Да еще в разговоре выяснилось, что они оба волгари: Шаляпин ­ волгарь казанский, а Кустодиев ­ астраханский. В дальнейшем они еще и спелись, у Кустодиева оказался приятный тенор. Очевидцы говорили, что когда они пели «Вниз по матушке, по Волге», у слушателей выступали слёзы.

Шубу свистнул

При сговоре о написании портрета возник один нюанс, в котором признался Шаляпин. Виной всему была понравившаяся Кустодиеву шуба. Вот как этот эпизод описывает сам Фёдор Иванович Шаляпин в своих воспоминаниях:

«…­ Шуба­то хорошая, да возможно ­ краденая.

­Как краденая? Шутите, Фёдор Иванович.

­ Да так, ­ говорю, ­ недели три назад получил ее за концерт…

­ Да как же это случилось?

­ Пришли, предложили спеть концерт в Мариинском театре для кого­то, теперь уж не помню кого, «Дома» и вместо платы деньгами али мукой предложили шубу. У меня хотя и была татарка кенгуровая, и шубы мне, пожалуй, брать не нужно было бы, но я заинтересовался. Пошел в магазин. Предложили мне выбрать. Эк мерзавец ­ буржуй! Не мог выбрать похуже ­ выбрал получше.

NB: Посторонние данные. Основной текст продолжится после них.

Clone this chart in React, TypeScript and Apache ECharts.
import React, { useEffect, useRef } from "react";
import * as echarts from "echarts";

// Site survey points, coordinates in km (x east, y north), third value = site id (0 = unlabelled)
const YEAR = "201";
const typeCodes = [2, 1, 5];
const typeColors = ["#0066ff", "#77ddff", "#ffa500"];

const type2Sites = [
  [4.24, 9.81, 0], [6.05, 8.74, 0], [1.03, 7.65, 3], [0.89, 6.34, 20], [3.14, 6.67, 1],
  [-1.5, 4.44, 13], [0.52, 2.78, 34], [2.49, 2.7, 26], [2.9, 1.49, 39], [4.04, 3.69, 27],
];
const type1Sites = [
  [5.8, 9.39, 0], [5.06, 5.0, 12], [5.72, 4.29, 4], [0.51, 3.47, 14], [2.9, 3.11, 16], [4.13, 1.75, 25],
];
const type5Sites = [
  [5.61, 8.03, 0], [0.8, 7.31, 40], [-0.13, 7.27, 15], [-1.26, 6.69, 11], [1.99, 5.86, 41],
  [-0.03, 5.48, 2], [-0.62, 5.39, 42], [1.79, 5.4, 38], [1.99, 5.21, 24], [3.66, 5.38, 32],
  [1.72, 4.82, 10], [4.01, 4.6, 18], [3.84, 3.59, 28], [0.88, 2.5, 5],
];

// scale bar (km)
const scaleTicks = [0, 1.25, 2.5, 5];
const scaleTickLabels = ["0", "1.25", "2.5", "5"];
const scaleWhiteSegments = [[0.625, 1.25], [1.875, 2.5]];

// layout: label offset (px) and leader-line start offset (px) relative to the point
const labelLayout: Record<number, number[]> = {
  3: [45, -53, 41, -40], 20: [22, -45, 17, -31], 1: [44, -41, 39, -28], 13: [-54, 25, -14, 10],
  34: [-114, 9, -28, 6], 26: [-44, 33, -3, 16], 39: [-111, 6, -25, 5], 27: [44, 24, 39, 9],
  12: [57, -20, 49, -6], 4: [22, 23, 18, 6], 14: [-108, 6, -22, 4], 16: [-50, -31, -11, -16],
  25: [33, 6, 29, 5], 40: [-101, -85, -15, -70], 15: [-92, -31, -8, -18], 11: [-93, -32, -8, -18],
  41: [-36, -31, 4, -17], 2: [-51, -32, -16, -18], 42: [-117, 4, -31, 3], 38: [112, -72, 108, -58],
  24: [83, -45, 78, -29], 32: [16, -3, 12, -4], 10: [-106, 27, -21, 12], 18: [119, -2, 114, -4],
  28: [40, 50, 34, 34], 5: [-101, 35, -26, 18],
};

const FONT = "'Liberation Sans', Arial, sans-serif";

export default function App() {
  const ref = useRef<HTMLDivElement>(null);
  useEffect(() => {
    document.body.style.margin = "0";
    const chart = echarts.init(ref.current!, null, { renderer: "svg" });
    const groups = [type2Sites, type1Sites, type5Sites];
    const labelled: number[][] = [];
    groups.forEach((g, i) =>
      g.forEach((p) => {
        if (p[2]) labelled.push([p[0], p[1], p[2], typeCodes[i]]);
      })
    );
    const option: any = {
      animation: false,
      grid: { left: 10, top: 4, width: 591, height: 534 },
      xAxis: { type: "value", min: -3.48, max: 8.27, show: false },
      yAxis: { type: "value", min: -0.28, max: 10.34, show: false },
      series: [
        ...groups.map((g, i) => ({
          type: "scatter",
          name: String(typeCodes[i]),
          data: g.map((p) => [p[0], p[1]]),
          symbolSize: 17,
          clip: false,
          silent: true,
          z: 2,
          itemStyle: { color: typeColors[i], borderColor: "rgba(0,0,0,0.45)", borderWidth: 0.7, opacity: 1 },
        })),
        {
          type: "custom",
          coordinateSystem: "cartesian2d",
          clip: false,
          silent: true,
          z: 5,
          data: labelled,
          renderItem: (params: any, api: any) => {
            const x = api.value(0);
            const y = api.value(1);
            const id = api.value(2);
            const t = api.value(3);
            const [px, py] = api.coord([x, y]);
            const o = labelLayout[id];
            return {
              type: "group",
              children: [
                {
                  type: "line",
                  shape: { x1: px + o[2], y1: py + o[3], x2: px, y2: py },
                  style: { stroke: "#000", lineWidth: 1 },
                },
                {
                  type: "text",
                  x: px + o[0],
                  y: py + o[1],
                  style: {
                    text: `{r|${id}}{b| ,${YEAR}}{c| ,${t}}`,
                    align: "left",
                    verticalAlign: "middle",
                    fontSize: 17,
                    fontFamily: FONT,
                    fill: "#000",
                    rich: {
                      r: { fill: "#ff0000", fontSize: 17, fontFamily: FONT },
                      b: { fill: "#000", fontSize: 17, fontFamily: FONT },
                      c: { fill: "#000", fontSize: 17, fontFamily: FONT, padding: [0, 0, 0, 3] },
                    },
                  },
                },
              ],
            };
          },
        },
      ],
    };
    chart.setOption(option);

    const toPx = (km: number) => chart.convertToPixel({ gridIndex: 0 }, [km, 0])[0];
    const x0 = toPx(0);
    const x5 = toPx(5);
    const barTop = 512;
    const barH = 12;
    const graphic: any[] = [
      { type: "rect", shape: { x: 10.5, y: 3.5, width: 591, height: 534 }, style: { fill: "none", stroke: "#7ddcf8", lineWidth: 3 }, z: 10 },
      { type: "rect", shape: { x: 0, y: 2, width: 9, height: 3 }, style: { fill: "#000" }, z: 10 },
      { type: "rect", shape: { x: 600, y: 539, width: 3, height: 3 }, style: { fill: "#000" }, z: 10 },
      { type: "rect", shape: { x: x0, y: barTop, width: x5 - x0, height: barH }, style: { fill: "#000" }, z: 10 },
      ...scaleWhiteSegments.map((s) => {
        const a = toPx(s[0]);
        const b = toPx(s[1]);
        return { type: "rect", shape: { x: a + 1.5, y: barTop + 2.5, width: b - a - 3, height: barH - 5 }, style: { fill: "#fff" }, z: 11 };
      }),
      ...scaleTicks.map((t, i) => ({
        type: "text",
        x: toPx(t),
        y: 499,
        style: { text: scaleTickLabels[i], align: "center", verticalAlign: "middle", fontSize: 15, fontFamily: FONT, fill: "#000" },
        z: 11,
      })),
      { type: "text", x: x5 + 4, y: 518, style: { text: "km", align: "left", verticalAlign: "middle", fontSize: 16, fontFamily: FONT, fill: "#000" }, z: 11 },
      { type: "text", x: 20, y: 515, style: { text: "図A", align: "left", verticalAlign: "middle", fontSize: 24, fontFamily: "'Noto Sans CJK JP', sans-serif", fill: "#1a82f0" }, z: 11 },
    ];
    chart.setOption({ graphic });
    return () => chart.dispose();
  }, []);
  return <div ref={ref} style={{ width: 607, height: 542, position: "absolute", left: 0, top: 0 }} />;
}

­ Вот мы ее, Фёдор Иванович, и закрепим на полотне. Ведь как оригинально: и актер, и певец, и шубу свистнул».

Шуба на самом деле оказалась из экспроприированных, но никто впоследствии, глядя на картину, не признал ее. Видимо, хозяев разлучили с шубой и ей выпала более счастливая доля. А собственно, и картину­то в те годы мало кто видел. «Свое» полотно Шаляпин забрал с собой во Францию, и оно находилось в его парижской квартире на авеню д`Эйло. Только в 1968 году дочери Шаляпина Марфа и Марина передали портрет на родину в квартиру­музей Шаляпина в Петербурге. Было еще одно полотно, поменьше, копия или авторское повторение. Кустодиев хранил его у себя, и после смерти художника картина заняла место в Русском музее.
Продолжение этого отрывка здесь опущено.